Marker No. A-67
Marker Text: One-half mile west at Greenspring stands the Old Stone Church, the second church building on the site, which was built in 1838 for a Lutheran congregation. The first church had been built as a subscription school and as a house of worship. Old Stone Church and its large cemetery both had been long abandoned when, in 1927, Cora Bell Crim led local residents in restoring them and forming the Old Stone Church Memorial Association. The earliest extant Lutheran church in Frederick County, Old Stone Church is a rare example of the simple stone churches once common in the northern Shenandoah Valley.
The church is located down the road which is across the road from the marker to the right of this photo. Photo taken looking east on Route 671 (Green Spring Rd.)
Location: Near Green Spring, Virginia northwest of Winchester at the intersection of County Route 671 (Green Spring Road) and County Route 676 (Warm Spring Road), on the north side of the road across from road to church. Erected by the Department of Historic Resources in 1998.
Located in the rolling farmland of northern Frederick County, the Old Stone Church has changed little since its beginning. To get the church you leave the main road and travel on a winding lane through farmland to the church through open fields of pasture in all directions.
Old Stone Church sits on a knoll nestled against a grove of mature trees overlooking the surrounding farmland, just off Route SR 671, near the community of Green Springs in northern Frederick County, Virginia. Situated on approximately 9½ acres of land, the stone church was built for a German Lutheran congregation around 1820. The church was rebuilt in 1838 after a fire damaged the building. Old Stone Church is the earliest existing Lutheran church and the second oldest stone church surviving in Frederick County today.
The single-story, uncoursed native limestone, cut stone building has three bays and a corrugated tin gable roof with some sandstone interspersed with the limestone. The rectangular block form of the church is similar to other meetinghouses built by congregations in the surrounding communities and across Virginia during the early nineteenth century.

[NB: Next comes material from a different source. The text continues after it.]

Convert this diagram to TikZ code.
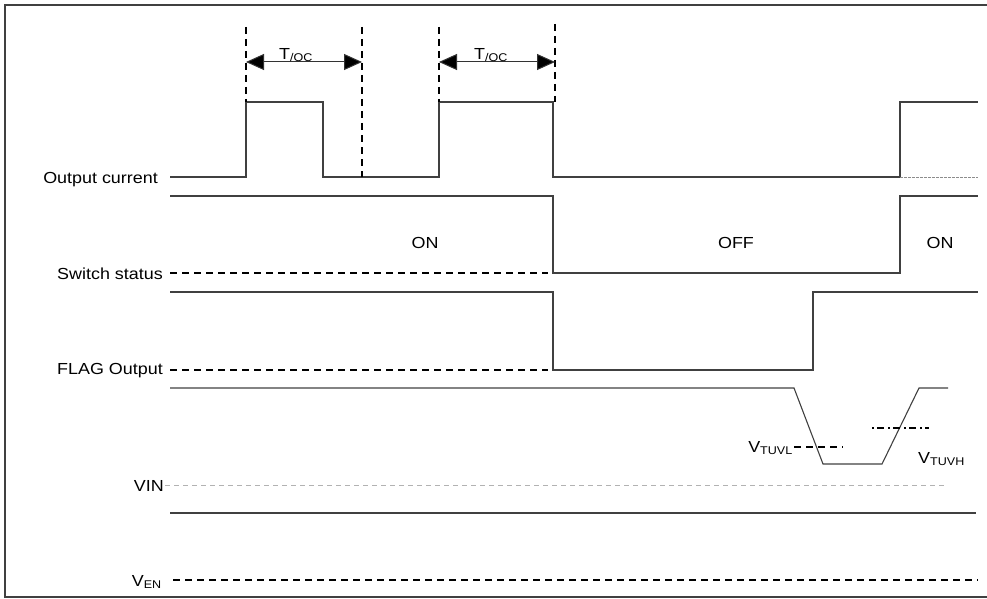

The floor plan consists of two rooms divided by a partition, one room serving as church meeting space and the other as a school. The church was used as a school to educate students of the local community. Germanic culture considered religion and education to be an important part of its family life. Among Lutheran and Reformed Germans, schoolhouses were often the first buildings to be built. Most Germans could read and write and they wanted their children likewise to be educated. The interior is virtually unchanged from the mid-nineteenth century, and electricity and plumbing have never been introduced.
A cemetery with many headstones dating from the early to mid-nineteenth century are located in the east yard of the church and includes a special monument built in 1940 as a memorial to the unknown who are buried there. The cemetery has over 425 graves and the earliest marker found is dated 1827.
Water pump near entry fence to the church. Building never had electric or plumbing installed.
Today the Old Stone Church Memorial Association maintains the church, and although Old Stone Church no longer has an active congregation or school, it continues to provide a place for annual reunions, picnics, and weddings for many descendants of these original settlers as well as local residents. The building stopped being used for worship around the time of the Civil War, but continued as a school until it was closed in 1909 when several of the one-room schools in the area were consolidated into a community school.
Old Stone Church has always served as a community gathering place. Even after regular worship services ended and the school closed, the building continued to provide a space for special meetings and activities. The Old Stone Church stood vacant and unattended for several decades. In 1927, a group of sixty-nine descendants and local members of the community joined together to form the Old Stone Church Memorial Association. Their objectives were to maintain the building and the grounds. This is believed to be one of the earliest preservation movements in Virginia. This Historical highway marker was placed on Route 671 in 1998 to remind residents and visitors of the significance of the Old Stone Church to the people who first moved into this area of the Shenandoah Valley and those who continue to reside here.